It’s in your genes: a new method for cancer drug response prediction

One of the greatest challenges of current medicine is predicting how a patient will respond to a given drug. In an ideal world, where time, money and – most importantly – the patient’s well-being and survival are not an issue, we would simply either keep trying different treatments until hitting the jackpot, or perhaps harvest the patient’s cells and try a range of treatments in vitro. The problem is, of course, that the world is not ideal and such in vitro testing is usually not practical and, in general, especially in the case of many of the most debilitating diseases, patients often don’t have time to waste.

It is then not really surprising that many researchers have been trying for oh-so-many-decades to come up with efficient methods that can predict chemotherapeutic response. One of the most common ways of doing this at the moment is to use results from the given therapeutic’s clinical trial to construct a predictive gene panel. And these gene panels are effective, to a degree. One limitation, however, is that most panels are drug-specific, which makes them not that helpful in the great high-throughput-y scheme of things.

And some of the most interesting, and sometimes most scandalous, efforts have been directed at solving this problem in the last decade. To start with, a number of studies by Anil Potti published in the mid-2000s claimed to be able to predict clinical outcomes based on gene expression patterns. This enthusiasm, unfortunately, turned out to be a bit premature – a large number of Potti’s articles have since been retracted following allegations of irregularities.

source: flickr; viZZZual.com (CC BY)

More recently the topic returned in a different setting: one of the ‘DREAM’ challenges for computational biologists announced in 2012 was dedicated to finding a way of using genomic information to estimate sensitivity of cancer cell lines to a number of drugs. In general, projects such as the National Cancer Institute cancer sensitivity screen, which looked at the drug response in 60 cancer cell lines, or the Sanger Institute’s Genomics of Drug Sensitivity in Cancer (GDSC) effort, which looks at over a thousand cancer cell lines and their response to a few hundred or so therapeutics, are great resources for researchers trying to come up with a generic machine learning method capable of predicting clinical outcomes.
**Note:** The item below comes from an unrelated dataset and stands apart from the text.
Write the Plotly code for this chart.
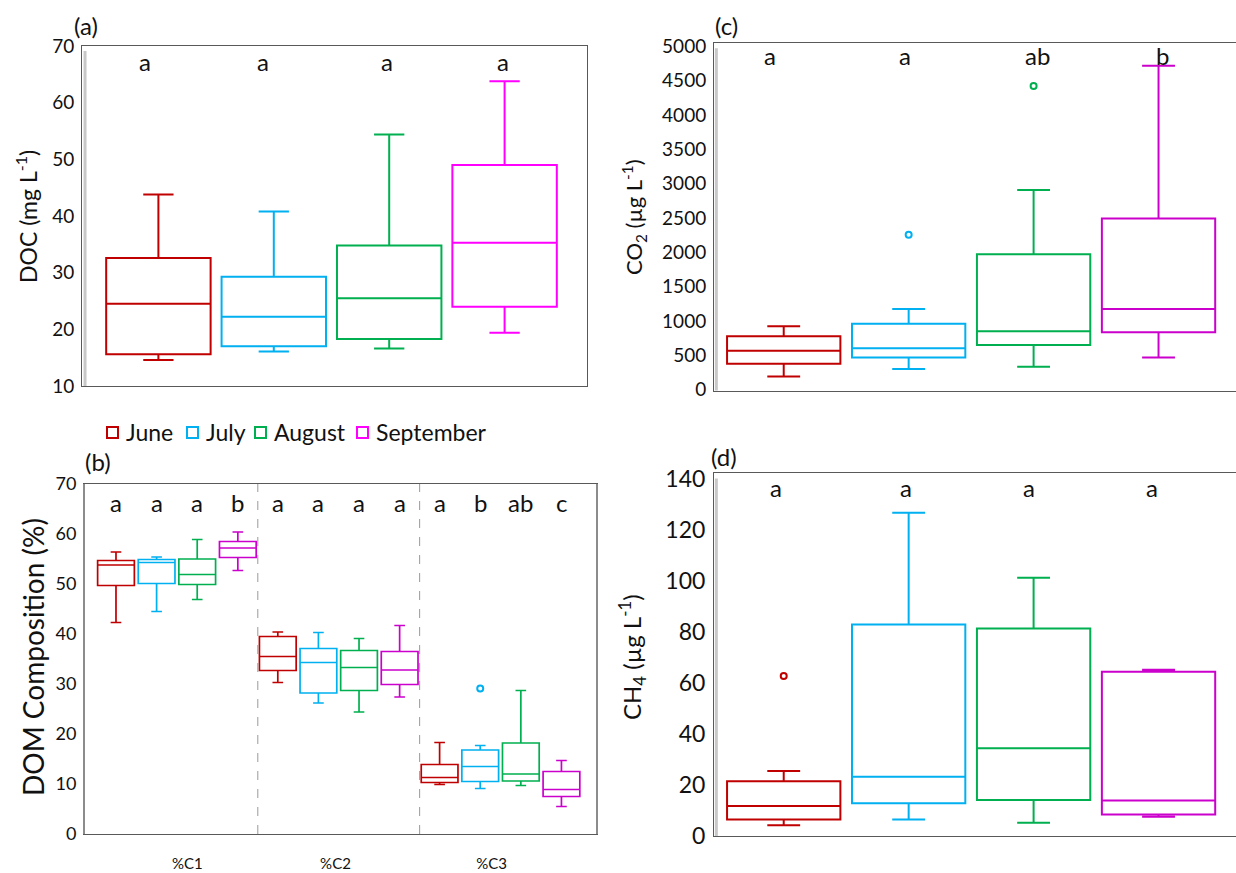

Recently, one such method was published by Julio Saez-Rodriguez and colleagues in PLOS ONE: these authors constructed a model which learns not only from GDSC drug sensitivity data, but also uses information on the effectiveness of therapeutics with a similar mechanism of action to predict in vitro drug sensitivity. While this model works extremely well for predicting sensitivity in cell lines, its application in a clinical setting is limited, since there usually is no or very little knowledge of the patient’s response to similar drugs.

Which is where a recent publication in Genome Biology by Stephanie Huang, Nancy Cox and Paul Geeleher comes in: in this article published last week the authors describe a model, also trained on the GDSC in vitro gene expression data, which predicts drug sensitivity in vivo. The model uses the patient’s baseline gene expression data and is tested on three independent clinical trial cohorts (docetaxel for breast cancer, bortezomic for myeloma, and erlotinif for NSCLC). For each of these trials, a prognostic gene panel has been constructed based on in vivo response to the drug. And yet, Huang et al. model is as efficient – and in some cases even more efficient – in predicting the outcomes, as these specific panels.

The Genome Biology article is only the beginning of the road to the clinical application of Huang et al.’s method. But it is a good and promising start, and we shall be looking forward to seeing what our readers make of it.